Wednesday, August 22, 2012

shops assistants

Shop assistants. Allow me for a sec.

"I love being assisted when I shop. Followed around like a laser beam, under the intense watchful gaze of the assistant. It isn't a shit shopping experience at all" - No-one ever.

I know some people who are happy to talk to shop assistants about, say, why that £200 leather skirt "looks really great on you," because they think this is a genuine compliment and not a sales ploy. And they have the balls to say this with a straight face as your fat rolls ooze out of the sides.

I don't want to be unnecessarily influenced when I am browsing through a rack of jerseys, OK. It's at this crucial time that I need to concentrate; stay focused. You see it coming slowly towards you in your periphery, and then circling, "Hi is there anything I can help with?"

Usually by the time the above conversation happens, I'm already out of the shop.

I'm sorry shop assistants out there, I know that unless you're working the aisle of Louis Vuitton that you probably hate your job, but I literally don't know how to cope with being circled. Especially in stores that are noticeably cramped.  The only thing that I know to do under these circumstances is flee.

I have run out of stores before. Fled. With wide eyes, promising myself I'll never visit again. And I usually don't. Take the Miss Sixty store in Covent Garden. Like their clothes; but can't spend more than 50 seconds in there. I'm approached the moment I step foot on the premesis. "HIYAH!"

OK breathe, just breathe. Man the fuck up. She just greeted you. You can handle that. Breathe. Greet her back. Try and show her with your eyes that you don't wish to be distur...."ANYTHING I CAN HELP YOU WITH TODAY?"

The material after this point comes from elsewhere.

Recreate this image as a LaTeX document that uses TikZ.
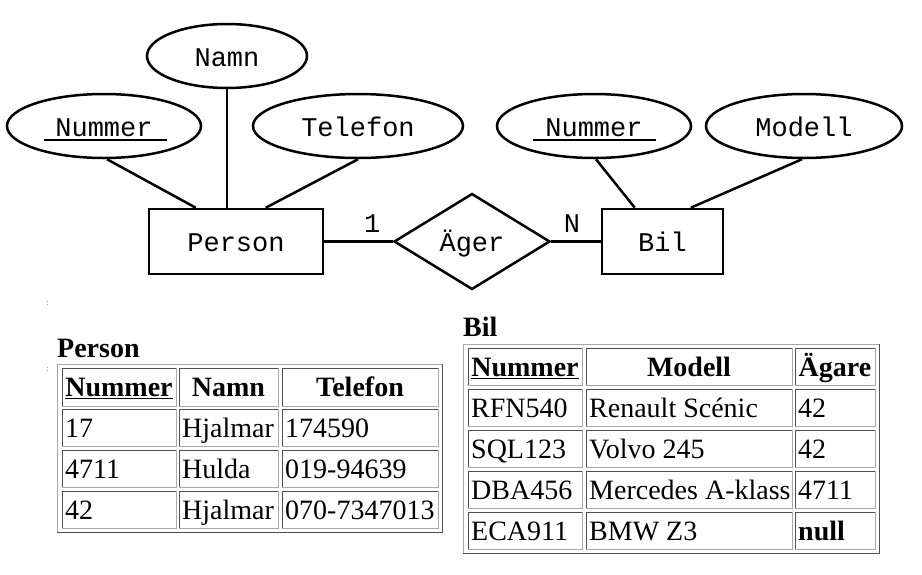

My eyes start darting wildly. Hoping to settle on something. Anything. This season's chunky knit. I take the stance of the cornered animal.

"I'm just browsing."


It's too much dialogue. I lose interest faster than Prince Harry loses his clothes in a £5000 a night suite in Vegas. (What a lash hero, by the way. True lad. If I was a ginger prince, I would also ship myself off to Sin City for some R&R. What a waste otherwise.)

If I have this kind of a stand off with a shop assistant, I leave. I can't bear it. I simply can't bear it.Let me browse. Let me peruse at my own will. I am able enough to find the relevant sections I need - jerseys, nude jerseys, coats, they're all usually in some kind of order, so why are you following me around?

I will definitely ask you if I need help, but I cannot comfortably shop with you watching my every move. It's completely debilitating. It's starting to ruin my vibe, I have to choose stores where I know I won't be bothered.

Until then, I'll just run out of the shops, looking sweaty and flustered. Or I can name and shame.

Zara (Sloane Square, Covent Garden branches ---> acceptably absent, nowhere to be seen.

Ted Baker (King's Road, Covent Garden branches) ----> pains me to say this, because Ted Baker is my favourite store, but sometimes your assistants can be really annoying. I've fled a few times.

Mango (Covent Garden) ----> Noticeable, hanging about on the store frontier, but not completely intrusive

Miss Sixty (Covent Garden) ---> Dude - you're closer to my face than that guy's armpit on the tube this morning

Warehouse (Oxford Street) ---> Simply superb. I didn't see you at all, in fact had to hunt you down to ask for my size.

Office (Covent Garden, Kings Road, just about anywhere)--> For a shoe shop you're fine, because I understand that you do need to hover more. But you also insist on window dressing while I am in the middle of stroking and sniffing the shoes. The last line was a joke. But why do you need to fiddle with the display when I'm actively shopping from it?

It has occurred to me that I look like a raging thief. But I'm also pretty certain that I am not alone here.